Equity Bank has accused a human rights lobby of hoodwinking the High Court into issuing an order stopping the issue of its thin SIM cards, which it expects to ride on for its entry into the mobile banking industry.
The bank yesterday told Justice George Odunga that Kituo cha Sheria selectively picked evidence from a similar suit filed by businessman Bernard Murage to convince the judge to stop issuing SIM cards on December 17. Mr Murage filed the suit in October, which was heard by Justice Isaac Lenaola who will deliver judgment on January 22.
“The existence of the other suit was not drawn to the court. In obtaining the orders of December 17, Kituo cha Sheria failed to disclose material facts to the court by annexing incomplete documents as evidence. Kituo cha Sheria’s petition constituted an abuse of the court process,” Equity said. The thin SIM cards are overlaid on subscribers’ primary SIM cards, which allows them to access mobile money transfer services.
Justice Lenaola, however, declined to bar the release of the special SIM cards.
Equity holds that Kituo cha Sheria also failed to inform Justice Odunga of Mr Murage’s suit, which is also challenging the use of the thin SIM cards, which the bank insists is an abuse of the justice system.
Concerns
Kituo cha Sheria had said in court papers that it was forced to move to court citing security concerns in the use of the SIM cards, arguing that they can intercept data from a phone’s primary SIM card and transmit it to third parties without the consent of a user.

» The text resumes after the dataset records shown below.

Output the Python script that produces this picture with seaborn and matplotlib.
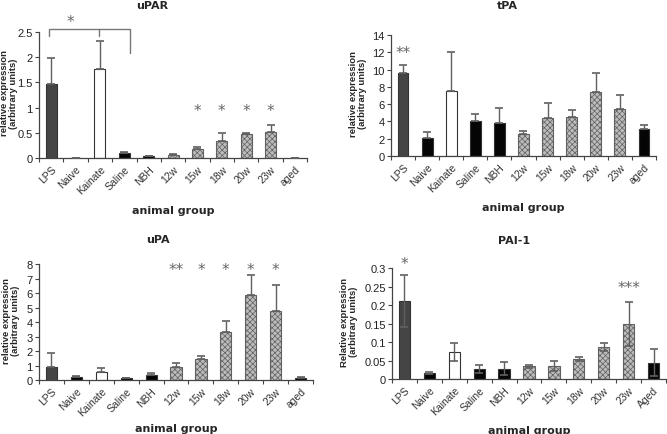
import matplotlib
matplotlib.use("Agg")
import matplotlib.pyplot as plt
from matplotlib.ticker import FuncFormatter, MultipleLocator
import numpy as np
import pandas as pd
import seaborn as sns

groups = ["LPS", "Naive", "Kainate", "Saline", "NBH", "12w", "15w", "18w", "20w", "23w", "aged"]
groups_pai = ["LPS", "Naive", "Kainate", "Saline", "NBH", "12w", "15w", "18w", "20w", "23w", "Aged"]

upar_mean = [1.46, 0.007, 1.77, 0.093, 0.033, 0.066, 0.18, 0.345, 0.484, 0.51, 0.005]
upar_err = [0.52, 0.0, 0.56, 0.02, 0.005, 0.005, 0.03, 0.145, 0.013, 0.15, 0.0]

tpa_mean = [9.56, 2.12, 7.52, 4.05, 3.86, 2.55, 4.4, 4.55, 7.44, 5.48, 3.09]
tpa_err = [0.93, 0.66, 4.51, 0.85, 1.69, 0.34, 1.69, 0.77, 2.2, 1.58, 0.5]

upa_mean = [0.91, 0.23, 0.55, 0.14, 0.37, 0.91, 1.44, 3.31, 5.85, 4.75, 0.16]
upa_err = [0.92, 0.03, 0.25, 0.03, 0.09, 0.26, 0.23, 0.74, 1.42, 1.81, 0.02]

pai_mean = [0.21, 0.017, 0.072, 0.027, 0.028, 0.034, 0.036, 0.055, 0.086, 0.149, 0.044]
pai_err = [0.07, 0.003, 0.024, 0.01, 0.017, 0.003, 0.014, 0.005, 0.01, 0.059, 0.036]

# group styles: dark / black / white / hatched
kind = ["dark", "black", "white", "black", "black", "hatch", "hatch", "hatch", "hatch", "hatch", "black"]
fill = {"dark": "#454545", "black": "#050505", "white": "#ffffff", "hatch": "#bcbcbc"}

sns.set_theme(style="white")
plt.rcParams["font.family"] = ["DejaVu Sans"]
plt.rcParams["hatch.linewidth"] = 0.5

ARIAL = "Liberation Sans"

fig = plt.figure(figsize=(6.67, 4.35), dpi=100)


def panel(rect, labels, mean, err, ymax, step, ylabel, title, title_x, title_y,
          ylab_x, xlab_y, both=False):
    ax = fig.add_axes(rect)
    df = pd.DataFrame({"group": labels, "value": mean, "kind": kind})
    sns.barplot(data=df, x="group", y="value", hue="group",
                palette={g: fill[k] for g, k in zip(labels, kind)},
                width=0.45, errorbar=None, legend=False, ax=ax,
                edgecolor="#333333", linewidth=0.8)
    for p, k in zip(ax.patches, kind):
        if k == "hatch":
            p.set_hatch("xxxxxx")
            p.set_edgecolor("#606060")
    lower = err if both else np.zeros(len(err))
    ax.errorbar(np.arange(len(labels)), mean, yerr=[lower, err], fmt="none",
                ecolor="#606060", elinewidth=1.0, capsize=3, capthick=1.2, zorder=5)
    ax.set_xlim(-0.5, len(labels) - 0.5)
    ax.set_ylim(0, ymax)
    ax.yaxis.set_major_locator(MultipleLocator(step))
    ax.yaxis.set_major_formatter(FuncFormatter(lambda v, pos: f"{v:g}"))
    ax.set_xticks(np.arange(len(labels)))
    ax.set_xticklabels(labels, rotation=45, ha="right", rotation_mode="anchor",
                       fontsize=7.5, color="#333333", family=ARIAL)
    ax.set_xticks(np.arange(len(labels) + 1) - 0.5, minor=True)
    ax.tick_params(axis="x", which="major", length=0, pad=4)
    ax.tick_params(axis="x", which="minor", length=3, width=0.8, color="#444444",
                   direction="out", bottom=True)
    ax.tick_params(axis="y", length=3, width=0.8, color="#444444", direction="out",
                   left=True, labelsize=8, labelcolor="#222222", pad=1.5)
    for t in ax.get_yticklabels():
        t.set_family(ARIAL)
    sns.despine(ax=ax)
    for s in ["left", "bottom"]:
        ax.spines[s].set_color("#444444")
        ax.spines[s].set_linewidth(0.9)
    ax.set_ylabel(ylabel, fontsize=6.8, fontweight="bold", linespacing=0.95,
                  family=ARIAL)
    ax.yaxis.set_label_coords(ylab_x, 0.52)
    ax.set_xlabel("animal group", fontsize=8, fontweight="bold")
    ax.xaxis.set_label_coords(0.5, xlab_y)
    fig.text(title_x, title_y, title, fontsize=8, fontweight="bold",
             ha="center", va="center")
    return ax


ax1 = panel([0.0585, 0.6345, 0.402, 0.2897], groups, upar_mean, upar_err, 2.5, 0.5,
            "relative expression\n(arbitrary units)", "uPAR", 152 / 667, 1 - 6 / 435,
            -0.079, -0.37)
ax2 = panel([0.5862, 0.639, 0.3973, 0.278], groups, tpa_mean, tpa_err, 14, 2,
            "relative expression\n(arbitrary units)", "tPA", 507 / 667, 1 - 6 / 435,
            -0.09, -0.38)
ax3 = panel([0.0585, 0.1241, 0.4108, 0.2667], groups, upa_mean, upa_err, 8, 1,
            "relative expression\n(arbitrary units)", "uPA", 158 / 667, 1 - 240 / 435,
            -0.071, -0.37)
ax4 = panel([0.5877, 0.1264, 0.4108, 0.2552], groups_pai, pai_mean, pai_err, 0.3, 0.05,
            "Relative expression\n(arbitrary units)", "PAI-1", 514 / 667, 1 - 241 / 435,
            -0.124, -0.41, both=True)

star = dict(ha="center", va="center", fontsize=11, color="#666666")

# uPAR significance
ax1.plot([-0.08, -0.08, 3.24, 3.24], [2.43, 2.55, 2.55, 2.08], color="#777777",
         lw=1.0, clip_on=False)
ax1.plot([1.98, 1.98], [2.55, 2.43], color="#777777", lw=1.0, clip_on=False)
ax1.text(0.8, 2.7, "*", **star)
for i in [6, 7, 8, 9]:
    ax1.text(i, 0.94, "*", **star)

ax2.text(0, 12.0, "**", **star)

ax3.text(5, 7.6, "**", **star)
for i in [6, 7, 8, 9]:
    ax3.text(i, 7.6, "*", **star)

ax4.text(0, 0.313, "*", **star)
ax4.text(9, 0.246, "***", **star)

fig.savefig("out.png", dpi=100)
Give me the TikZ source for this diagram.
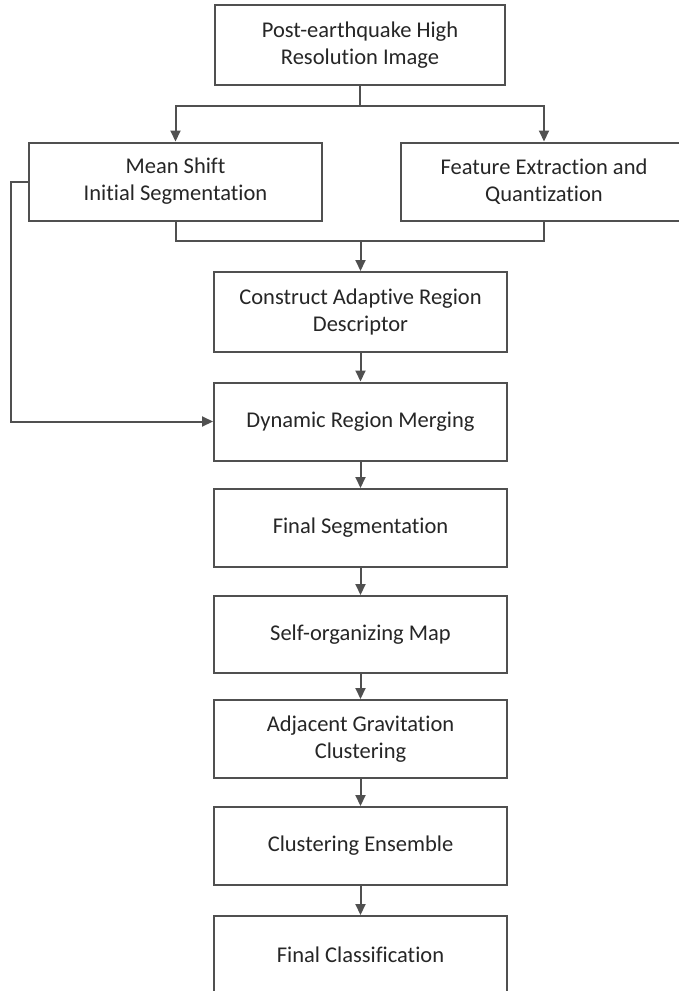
\documentclass[tikz,border=0pt]{standalone}
\usepackage{fontspec}
\setmainfont[Ligatures=NoCommon]{Carlito}
\usetikzlibrary{arrows.meta}
\definecolor{ln}{HTML}{505050}
\definecolor{tx}{HTML}{262626}
\begin{document}
\begin{tikzpicture}[x=1pt,y=1pt,
  box/.style={draw=ln, line width=2pt, rectangle, fill=white, text=tx, align=center,
              font=\fontsize{22.5}{27}\selectfont, inner sep=0pt},
  cbox/.style={box, minimum width=293pt, minimum height=78pt},
  conn/.style={draw=ln, line width=2pt},
  arr/.style={conn, -{Triangle[width=10pt,length=11pt]}}]
\useasboundingbox (0,0) rectangle (679,-991);
\fill[white] (0,0) rectangle (679,-991);
\node[box, minimum width=290pt, minimum height=80pt] (top) at (360,-45) {Post-earthquake High\\Resolution Image};
\node[box, minimum width=293pt, minimum height=78pt] (ms) at (175.5,-181.5) {Mean Shift\\Initial Segmentation};
\node[box, minimum width=286pt, minimum height=78pt] (fe) at (544,-181.5) {Feature Extraction and\\Quantization};
\node[cbox, minimum height=80pt] (card) at (360.5,-312) {Construct Adaptive Region\\Descriptor};
\node[cbox] (drm) at (360.5,-421.5) {Dynamic Region Merging};
\node[cbox] (fs) at (360.5,-528) {Final Segmentation};
\node[cbox, minimum height=77pt] (som) at (360.5,-634.5) {Self-organizing Map};
\node[cbox] (agc) at (360.5,-739) {Adjacent Gravitation\\Clustering};
\node[cbox] (ce) at (360.5,-846) {Clustering Ensemble};
\node[cbox] (fc) at (360.5,-955) {Final Classification};

\coordinate (split) at (360,-106);
\coordinate (merge) at (360.5,-241);
\draw[conn] (top.south) -- (split);
\draw[arr] (split) -| (ms.north);
\draw[arr] (split) -| (fe.north);
\draw[conn] (ms.south) |- (merge);
\draw[conn] (merge) -| (fe.south);
\draw[arr] (merge) -- (card.north);
\draw[arr] (ms.west) -- ++(-17,0) |- (drm.west);
\draw[arr] (card) -- (drm);
\draw[arr] (drm) -- (fs);
\draw[arr] (fs) -- (som);
\draw[arr] (som) -- (agc);
\draw[arr] (agc) -- (ce);
\draw[arr] (ce) -- (fc);
\end{tikzpicture}
\end{document}
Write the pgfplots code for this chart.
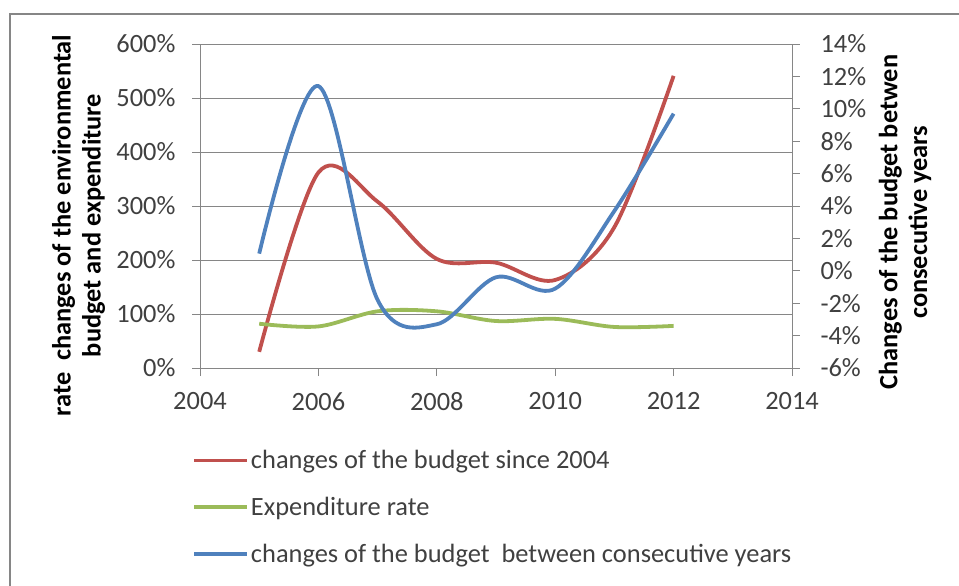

The lobby has sued the Communications Authority of Kenya (CA) and enjoined Equity as an interested party through its subsidiary, Finserve Africa Limited.
Equity says it has invested heavily to meet standards. The lobby however reckons that Equity’s clients are being used as guinea pigs, as the security risks alleged to be posed by the technology will be monitored after the SIM cards are in use.
CA advertised a tender for evaluation of the security risks posed by the technology, which will run for one year after its release. The regulator approved Equity’s licence to use the technology in August.
“CA has advertised for consultancy services to undertake evaluation of performance and security features of SIM cards in Kenya. The decision to permit the use of the thin SIM technology prior to a complete satisfaction as to its security is unlawful,” Kituo cha Sheria said.
Equity has maintained that the technology is safe for use by its clients as it has been approved by the international regulator, Groupe Speciale Mobile Association, in several European and Asian countries.